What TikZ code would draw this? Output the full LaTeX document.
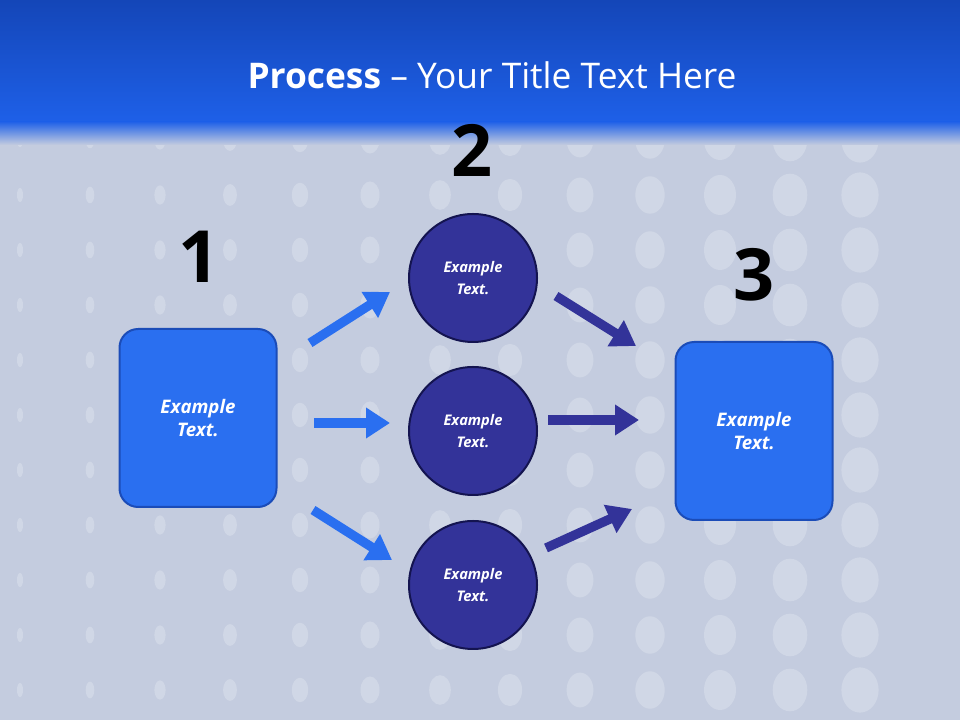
\documentclass[tikz,border=0pt]{standalone}
\usepackage{fontspec}
\setmainfont{Open Sans}
\usetikzlibrary{arrows.meta}
\definecolor{boxblue}{HTML}{2A6FF0}
\definecolor{boxedge}{HTML}{1B4CB8}
\definecolor{circ}{HTML}{333399}
\definecolor{circedge}{HTML}{141450}
\definecolor{bgc}{HTML}{C4CCDF}
\definecolor{topA}{HTML}{1446B8}
\definecolor{topB}{HTML}{1E60E8}
\tikzset{
  sq/.style={draw=boxedge,line width=1.5pt,fill=boxblue,rounded corners=14pt,minimum width=117.75pt,minimum height=133.5pt,text=white,font=\bfseries\itshape\fontsize{14}{17}\selectfont,align=center},
  cir/.style={circle,draw=circedge,line width=1.5pt,fill=circ,minimum size=96pt,text=white,font=\bfseries\itshape\fontsize{11}{16}\selectfont,align=center},
  num/.style={font=\bfseries\fontsize{54}{54}\selectfont,text=black},
  arrL/.style={line width=7pt,draw=boxblue,-{Triangle[length=18pt,width=22pt]}},
  arrD/.style={line width=7pt,draw=circ,-{Triangle[length=18pt,width=22pt]}},
  dot/.style={fill=white,opacity=0.22}
}
\begin{document}
\begin{tikzpicture}[x=0.75pt,y=0.75pt]
\useasboundingbox (0,0) rectangle (960,720);
\fill[bgc] (0,0) rectangle (960,720);
\foreach \c in {0,...,12}{\foreach \r in {0,...,11}{
  \fill[dot] ({20+\c*70},{30+\r*55}) ellipse ({3+\c*1.3} and {7+\c*1.3});}}
\shade[top color=topA,bottom color=topB] (0,720) rectangle (960,598);
\shade[top color=topB,bottom color=bgc] (0,598.5) rectangle (960,575);
\node[text=white,font=\fontsize{26.5}{30}\selectfont] (title) at (492,645) {\textbf{Process} – Your Title Text Here};
\node[sq] (b1) at (198,302) {Example\\Text.};
\node[sq] (b3) at (754,289) {Example\\Text.};
\node[cir] (c1) at (473,442) {Example\\Text.};
\node[cir] (c2) at (473,289) {Example\\Text.};
\node[cir] (c3) at (473,135) {Example\\Text.};
\node[num] (n1) at (199,463) {1};
\node[num] (n2) at (472,570) {2};
\node[num] (n3) at (754,445) {3};
\coordinate (a1s) at (310,377); \coordinate (a1e) at (390,428);
\coordinate (a2s) at (314,297); \coordinate (a2e) at (390,297);
\coordinate (a3s) at (313,210); \coordinate (a3e) at (392,160);
\coordinate (d1s) at (556,424); \coordinate (d1e) at (636,374);
\coordinate (d2s) at (548,300); \coordinate (d2e) at (639,300);
\coordinate (d3s) at (546,172); \coordinate (d3e) at (632,211);
\draw[arrL] (a1s) -- (a1e);
\draw[arrL] (a2s) -- (a2e);
\draw[arrL] (a3s) -- (a3e);
\draw[arrD] (d1s) -- (d1e);
\draw[arrD] (d2s) -- (d2e);
\draw[arrD] (d3s) -- (d3e);
\end{tikzpicture}
\end{document}
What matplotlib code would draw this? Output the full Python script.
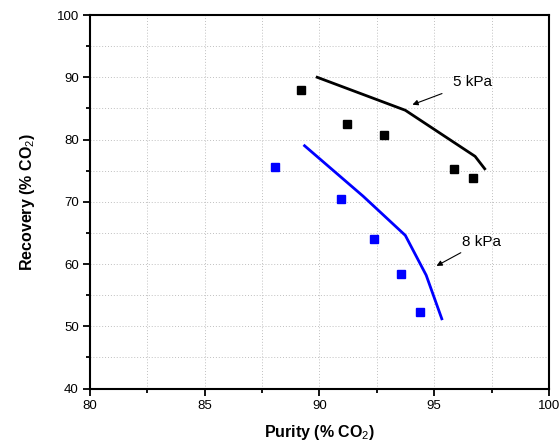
import numpy as np
import matplotlib
matplotlib.use('Agg')
import matplotlib.pyplot as plt
from matplotlib.ticker import MultipleLocator

plt.rcParams['font.family'] = ['Liberation Sans', 'DejaVu Sans']
plt.rcParams['mathtext.fontset'] = 'custom'
plt.rcParams['mathtext.rm'] = 'Liberation Sans'
plt.rcParams['mathtext.bf'] = 'Liberation Sans:bold'

# 实验点
purity_5 = [89.2, 91.2, 92.8, 95.85, 96.7]
recovery_5 = [87.9, 82.5, 80.8, 75.3, 73.8]
purity_8 = [88.05, 90.92, 92.37, 93.55, 94.38]
recovery_8 = [75.6, 70.4, 64.0, 58.4, 52.3]

# 模拟曲线
sim_purity_5 = [89.9, 93.74, 96.78, 97.2]
sim_recovery_5 = [90.0, 84.7, 77.3, 75.3]
sim_purity_8 = [89.35, 91.9, 93.74, 94.65, 95.33]
sim_recovery_8 = [79.0, 70.9, 64.6, 58.2, 51.2]

fig = plt.figure(figsize=(5.6, 4.46), dpi=100)
ax = fig.add_axes([0.1607, 0.1289, 0.8196, 0.8374])

ax.plot(sim_purity_5, sim_recovery_5, color='black', lw=2)
ax.plot(sim_purity_8, sim_recovery_8, color='#0000ff', lw=2)
ax.plot(purity_5, recovery_5, 's', color='black', ms=6, ls='none')
ax.plot(purity_8, recovery_8, 's', color='#0000ff', ms=6, ls='none')

ax.annotate('5 kPa', xy=(94.05, 85.6), xytext=(95.8, 89.2), fontsize=11,
            va='center', ha='left',
            arrowprops=dict(arrowstyle='-|>', color='black', lw=0.8,
                            mutation_scale=8, shrinkA=6, shrinkB=0))
ax.annotate('8 kPa', xy=(95.1, 59.7), xytext=(96.2, 63.6), fontsize=11,
            va='center', ha='left',
            arrowprops=dict(arrowstyle='-|>', color='black', lw=0.8,
                            mutation_scale=8, shrinkA=2, shrinkB=0))

ax.set_xlim(80, 100)
ax.set_ylim(40, 100)
ax.xaxis.set_major_locator(MultipleLocator(5))
ax.xaxis.set_minor_locator(MultipleLocator(2.5))
ax.yaxis.set_major_locator(MultipleLocator(10))
ax.yaxis.set_minor_locator(MultipleLocator(5))
ax.grid(True, which='both', color='#c0c0c0', lw=0.7, dashes=(1, 2))
ax.set_axisbelow(True)
ax.tick_params(which='both', direction='out', top=False, right=False, labelsize=9.5)
ax.tick_params(which='major', length=5, width=1.3, pad=3)
ax.tick_params(which='minor', length=3, width=1.3)
for s in ax.spines.values():
    s.set_linewidth(1.5)

ax.set_xlabel(r'Purity (% CO$_{\mathrm{2}}$)', fontsize=11.5, fontweight='bold', labelpad=8)
ax.set_ylabel(r'Recovery (% CO$_{\mathrm{2}}$)', fontsize=11.5, fontweight='bold', labelpad=14)

fig.savefig('out.png', dpi=100)
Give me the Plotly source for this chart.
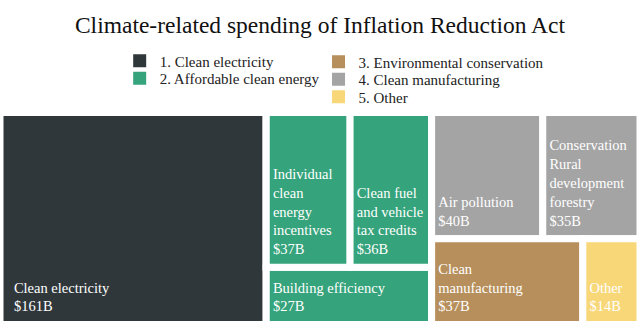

=-=-=

DIRECTIONS FOR THIS TASK
Write out the records above once more, word for word, with no pictures.

RESULT OF THIS EXERCISE
What TikZ code would draw this? Output the full LaTeX document.
\documentclass[tikz,border=0pt]{standalone}
\usepackage{fontspec}
\setmainfont{Open Sans}
\usetikzlibrary{arrows.meta}
\definecolor{boxblue}{HTML}{2A6FF0}
\definecolor{boxedge}{HTML}{1B4CB8}
\definecolor{circ}{HTML}{333399}
\definecolor{circedge}{HTML}{141450}
\definecolor{bgc}{HTML}{C4CCDF}
\definecolor{topA}{HTML}{1446B8}
\definecolor{topB}{HTML}{1E60E8}
\tikzset{
  sq/.style={draw=boxedge,line width=1.5pt,fill=boxblue,rounded corners=14pt,minimum width=117.75pt,minimum height=133.5pt,text=white,font=\bfseries\itshape\fontsize{14}{17}\selectfont,align=center},
  cir/.style={circle,draw=circedge,line width=1.5pt,fill=circ,minimum size=96pt,text=white,font=\bfseries\itshape\fontsize{11}{16}\selectfont,align=center},
  num/.style={font=\bfseries\fontsize{54}{54}\selectfont,text=black},
  arrL/.style={line width=7pt,draw=boxblue,-{Triangle[length=18pt,width=22pt]}},
  arrD/.style={line width=7pt,draw=circ,-{Triangle[length=18pt,width=22pt]}},
  dot/.style={fill=white,opacity=0.22}
}
\begin{document}
\begin{tikzpicture}[x=0.75pt,y=0.75pt]
\useasboundingbox (0,0) rectangle (960,720);
\fill[bgc] (0,0) rectangle (960,720);
\foreach \c in {0,...,12}{\foreach \r in {0,...,11}{
  \fill[dot] ({20+\c*70},{30+\r*55}) ellipse ({3+\c*1.3} and {7+\c*1.3});}}
\shade[top color=topA,bottom color=topB] (0,720) rectangle (960,598);
\shade[top color=topB,bottom color=bgc] (0,598.5) rectangle (960,575);
\node[text=white,font=\fontsize{26.5}{30}\selectfont] (title) at (492,645) {\textbf{Process} – Your Title Text Here};
\node[sq] (b1) at (198,302) {Example\\Text.};
\node[sq] (b3) at (754,289) {Example\\Text.};
\node[cir] (c1) at (473,442) {Example\\Text.};
\node[cir] (c2) at (473,289) {Example\\Text.};
\node[cir] (c3) at (473,135) {Example\\Text.};
\node[num] (n1) at (199,463) {1};
\node[num] (n2) at (472,570) {2};
\node[num] (n3) at (754,445) {3};
\coordinate (a1s) at (310,377); \coordinate (a1e) at (390,428);
\coordinate (a2s) at (314,297); \coordinate (a2e) at (390,297);
\coordinate (a3s) at (313,210); \coordinate (a3e) at (392,160);
\coordinate (d1s) at (556,424); \coordinate (d1e) at (636,374);
\coordinate (d2s) at (548,300); \coordinate (d2e) at (639,300);
\coordinate (d3s) at (546,172); \coordinate (d3e) at (632,211);
\draw[arrL] (a1s) -- (a1e);
\draw[arrL] (a2s) -- (a2e);
\draw[arrL] (a3s) -- (a3e);
\draw[arrD] (d1s) -- (d1e);
\draw[arrD] (d2s) -- (d2e);
\draw[arrD] (d3s) -- (d3e);
\end{tikzpicture}
\end{document}
What matplotlib code would draw this? Output the full Python script.
import numpy as np
import matplotlib
matplotlib.use('Agg')
import matplotlib.pyplot as plt
from matplotlib.ticker import MultipleLocator

plt.rcParams['font.family'] = ['Liberation Sans', 'DejaVu Sans']
plt.rcParams['mathtext.fontset'] = 'custom'
plt.rcParams['mathtext.rm'] = 'Liberation Sans'
plt.rcParams['mathtext.bf'] = 'Liberation Sans:bold'

# 实验点
purity_5 = [89.2, 91.2, 92.8, 95.85, 96.7]
recovery_5 = [87.9, 82.5, 80.8, 75.3, 73.8]
purity_8 = [88.05, 90.92, 92.37, 93.55, 94.38]
recovery_8 = [75.6, 70.4, 64.0, 58.4, 52.3]

# 模拟曲线
sim_purity_5 = [89.9, 93.74, 96.78, 97.2]
sim_recovery_5 = [90.0, 84.7, 77.3, 75.3]
sim_purity_8 = [89.35, 91.9, 93.74, 94.65, 95.33]
sim_recovery_8 = [79.0, 70.9, 64.6, 58.2, 51.2]

fig = plt.figure(figsize=(5.6, 4.46), dpi=100)
ax = fig.add_axes([0.1607, 0.1289, 0.8196, 0.8374])

ax.plot(sim_purity_5, sim_recovery_5, color='black', lw=2)
ax.plot(sim_purity_8, sim_recovery_8, color='#0000ff', lw=2)
ax.plot(purity_5, recovery_5, 's', color='black', ms=6, ls='none')
ax.plot(purity_8, recovery_8, 's', color='#0000ff', ms=6, ls='none')

ax.annotate('5 kPa', xy=(94.05, 85.6), xytext=(95.8, 89.2), fontsize=11,
            va='center', ha='left',
            arrowprops=dict(arrowstyle='-|>', color='black', lw=0.8,
                            mutation_scale=8, shrinkA=6, shrinkB=0))
ax.annotate('8 kPa', xy=(95.1, 59.7), xytext=(96.2, 63.6), fontsize=11,
            va='center', ha='left',
            arrowprops=dict(arrowstyle='-|>', color='black', lw=0.8,
                            mutation_scale=8, shrinkA=2, shrinkB=0))

ax.set_xlim(80, 100)
ax.set_ylim(40, 100)
ax.xaxis.set_major_locator(MultipleLocator(5))
ax.xaxis.set_minor_locator(MultipleLocator(2.5))
ax.yaxis.set_major_locator(MultipleLocator(10))
ax.yaxis.set_minor_locator(MultipleLocator(5))
ax.grid(True, which='both', color='#c0c0c0', lw=0.7, dashes=(1, 2))
ax.set_axisbelow(True)
ax.tick_params(which='both', direction='out', top=False, right=False, labelsize=9.5)
ax.tick_params(which='major', length=5, width=1.3, pad=3)
ax.tick_params(which='minor', length=3, width=1.3)
for s in ax.spines.values():
    s.set_linewidth(1.5)

ax.set_xlabel(r'Purity (% CO$_{\mathrm{2}}$)', fontsize=11.5, fontweight='bold', labelpad=8)
ax.set_ylabel(r'Recovery (% CO$_{\mathrm{2}}$)', fontsize=11.5, fontweight='bold', labelpad=14)

fig.savefig('out.png', dpi=100)
Give me the Plotly source for this chart.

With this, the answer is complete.